**Collected data**.
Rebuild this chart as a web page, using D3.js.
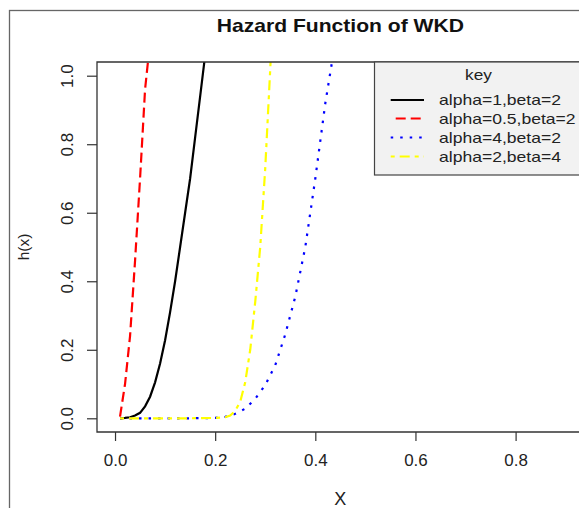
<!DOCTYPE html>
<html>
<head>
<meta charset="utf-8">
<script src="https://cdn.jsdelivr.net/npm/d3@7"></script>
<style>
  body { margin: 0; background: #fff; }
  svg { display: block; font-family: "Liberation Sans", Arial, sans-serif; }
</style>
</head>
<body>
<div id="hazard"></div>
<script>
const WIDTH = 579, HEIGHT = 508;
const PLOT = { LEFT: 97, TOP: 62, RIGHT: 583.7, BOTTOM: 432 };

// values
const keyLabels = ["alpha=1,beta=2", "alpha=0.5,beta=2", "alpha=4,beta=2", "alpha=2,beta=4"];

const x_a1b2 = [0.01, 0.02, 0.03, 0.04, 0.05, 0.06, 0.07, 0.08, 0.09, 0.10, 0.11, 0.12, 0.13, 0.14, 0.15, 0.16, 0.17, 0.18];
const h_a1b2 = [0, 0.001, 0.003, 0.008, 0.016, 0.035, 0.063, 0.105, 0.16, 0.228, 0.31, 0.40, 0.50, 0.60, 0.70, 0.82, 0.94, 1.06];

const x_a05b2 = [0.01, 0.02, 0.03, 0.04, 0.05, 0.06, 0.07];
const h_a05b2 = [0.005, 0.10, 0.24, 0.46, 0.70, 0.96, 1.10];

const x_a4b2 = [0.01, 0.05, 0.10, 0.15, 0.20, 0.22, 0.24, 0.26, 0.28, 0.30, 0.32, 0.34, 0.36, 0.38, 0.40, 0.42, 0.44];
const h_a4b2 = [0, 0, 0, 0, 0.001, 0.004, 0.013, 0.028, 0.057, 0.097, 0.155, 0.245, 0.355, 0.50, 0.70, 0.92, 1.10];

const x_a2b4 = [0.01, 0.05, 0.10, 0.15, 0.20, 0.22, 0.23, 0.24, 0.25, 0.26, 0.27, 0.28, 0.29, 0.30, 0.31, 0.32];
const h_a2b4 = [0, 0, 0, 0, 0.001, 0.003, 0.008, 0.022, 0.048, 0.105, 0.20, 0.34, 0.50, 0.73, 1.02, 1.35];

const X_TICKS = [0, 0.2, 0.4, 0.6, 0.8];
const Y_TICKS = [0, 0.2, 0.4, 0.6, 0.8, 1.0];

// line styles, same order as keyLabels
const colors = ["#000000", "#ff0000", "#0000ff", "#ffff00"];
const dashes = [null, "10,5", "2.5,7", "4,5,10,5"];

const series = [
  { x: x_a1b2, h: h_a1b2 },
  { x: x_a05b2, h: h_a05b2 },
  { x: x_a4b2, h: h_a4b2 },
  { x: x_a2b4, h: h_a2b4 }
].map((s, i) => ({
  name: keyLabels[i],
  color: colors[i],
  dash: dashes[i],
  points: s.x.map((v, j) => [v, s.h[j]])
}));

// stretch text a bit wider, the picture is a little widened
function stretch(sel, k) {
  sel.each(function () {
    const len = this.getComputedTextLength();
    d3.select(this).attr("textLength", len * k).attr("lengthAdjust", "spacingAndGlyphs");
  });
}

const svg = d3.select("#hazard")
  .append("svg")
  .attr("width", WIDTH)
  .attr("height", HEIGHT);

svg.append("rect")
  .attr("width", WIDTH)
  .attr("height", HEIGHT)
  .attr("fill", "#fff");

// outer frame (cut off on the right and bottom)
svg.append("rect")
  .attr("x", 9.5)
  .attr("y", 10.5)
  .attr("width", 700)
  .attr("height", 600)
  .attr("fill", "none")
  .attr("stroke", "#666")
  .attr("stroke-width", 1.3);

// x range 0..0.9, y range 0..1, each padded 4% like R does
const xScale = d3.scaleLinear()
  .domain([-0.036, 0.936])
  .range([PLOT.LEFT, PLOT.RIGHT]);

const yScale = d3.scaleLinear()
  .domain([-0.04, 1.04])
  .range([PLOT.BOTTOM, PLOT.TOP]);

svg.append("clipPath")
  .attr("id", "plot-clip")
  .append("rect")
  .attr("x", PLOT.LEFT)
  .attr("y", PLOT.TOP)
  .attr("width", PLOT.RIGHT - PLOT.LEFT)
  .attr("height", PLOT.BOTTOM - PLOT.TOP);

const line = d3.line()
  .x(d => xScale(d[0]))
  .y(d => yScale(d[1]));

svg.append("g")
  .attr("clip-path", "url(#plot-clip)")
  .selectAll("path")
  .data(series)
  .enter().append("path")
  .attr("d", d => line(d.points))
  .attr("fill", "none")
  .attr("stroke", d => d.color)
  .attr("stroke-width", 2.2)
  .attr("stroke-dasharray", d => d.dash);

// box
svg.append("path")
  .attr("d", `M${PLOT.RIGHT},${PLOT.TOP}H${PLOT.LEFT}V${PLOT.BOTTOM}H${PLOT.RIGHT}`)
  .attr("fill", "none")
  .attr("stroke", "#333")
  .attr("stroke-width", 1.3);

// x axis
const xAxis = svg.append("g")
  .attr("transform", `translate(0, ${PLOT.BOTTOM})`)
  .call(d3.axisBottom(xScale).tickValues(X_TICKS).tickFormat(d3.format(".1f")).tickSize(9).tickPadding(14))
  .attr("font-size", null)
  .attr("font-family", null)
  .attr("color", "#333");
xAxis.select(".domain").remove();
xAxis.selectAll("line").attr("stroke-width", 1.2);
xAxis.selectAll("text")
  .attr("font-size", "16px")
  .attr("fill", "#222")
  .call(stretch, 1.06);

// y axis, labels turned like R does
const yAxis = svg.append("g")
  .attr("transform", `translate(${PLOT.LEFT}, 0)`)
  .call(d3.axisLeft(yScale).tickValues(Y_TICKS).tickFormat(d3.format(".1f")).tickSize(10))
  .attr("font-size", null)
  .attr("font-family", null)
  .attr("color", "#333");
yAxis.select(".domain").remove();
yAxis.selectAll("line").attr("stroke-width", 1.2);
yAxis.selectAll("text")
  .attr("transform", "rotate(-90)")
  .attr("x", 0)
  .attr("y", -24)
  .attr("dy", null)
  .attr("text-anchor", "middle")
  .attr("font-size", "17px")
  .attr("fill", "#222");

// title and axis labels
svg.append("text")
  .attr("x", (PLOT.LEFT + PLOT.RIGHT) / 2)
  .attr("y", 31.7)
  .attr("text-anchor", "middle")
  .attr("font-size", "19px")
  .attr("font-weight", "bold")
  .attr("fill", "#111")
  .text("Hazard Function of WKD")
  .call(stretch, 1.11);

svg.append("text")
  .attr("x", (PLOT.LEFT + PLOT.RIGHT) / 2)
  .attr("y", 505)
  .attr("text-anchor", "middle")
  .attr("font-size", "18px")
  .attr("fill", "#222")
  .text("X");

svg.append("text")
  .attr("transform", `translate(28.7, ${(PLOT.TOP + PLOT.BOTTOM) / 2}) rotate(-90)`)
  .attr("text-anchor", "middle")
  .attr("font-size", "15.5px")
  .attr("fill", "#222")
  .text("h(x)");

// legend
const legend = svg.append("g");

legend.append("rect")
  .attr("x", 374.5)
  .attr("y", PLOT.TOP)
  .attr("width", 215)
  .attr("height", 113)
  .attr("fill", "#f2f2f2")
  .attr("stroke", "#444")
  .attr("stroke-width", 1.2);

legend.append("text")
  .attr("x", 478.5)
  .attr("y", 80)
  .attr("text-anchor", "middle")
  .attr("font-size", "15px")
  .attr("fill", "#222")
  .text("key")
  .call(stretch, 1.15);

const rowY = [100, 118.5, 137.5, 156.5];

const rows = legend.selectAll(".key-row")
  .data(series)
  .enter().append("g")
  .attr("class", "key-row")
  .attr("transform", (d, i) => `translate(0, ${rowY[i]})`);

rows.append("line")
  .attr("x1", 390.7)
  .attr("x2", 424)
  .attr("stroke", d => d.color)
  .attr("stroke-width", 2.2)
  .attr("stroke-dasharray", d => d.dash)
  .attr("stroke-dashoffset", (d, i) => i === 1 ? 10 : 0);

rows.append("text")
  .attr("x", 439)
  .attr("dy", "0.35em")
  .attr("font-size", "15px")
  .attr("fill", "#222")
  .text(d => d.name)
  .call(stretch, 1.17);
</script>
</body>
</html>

**What is expected**. Make a list of all lines in the data that contain "this".

**Correct answer**.
Rebuild this chart as a web page, using D3.js.
    const len = this.getComputedTextLength();
    d3.select(this).attr("textLength", len * k).attr("lengthAdjust", "spacingAndGlyphs");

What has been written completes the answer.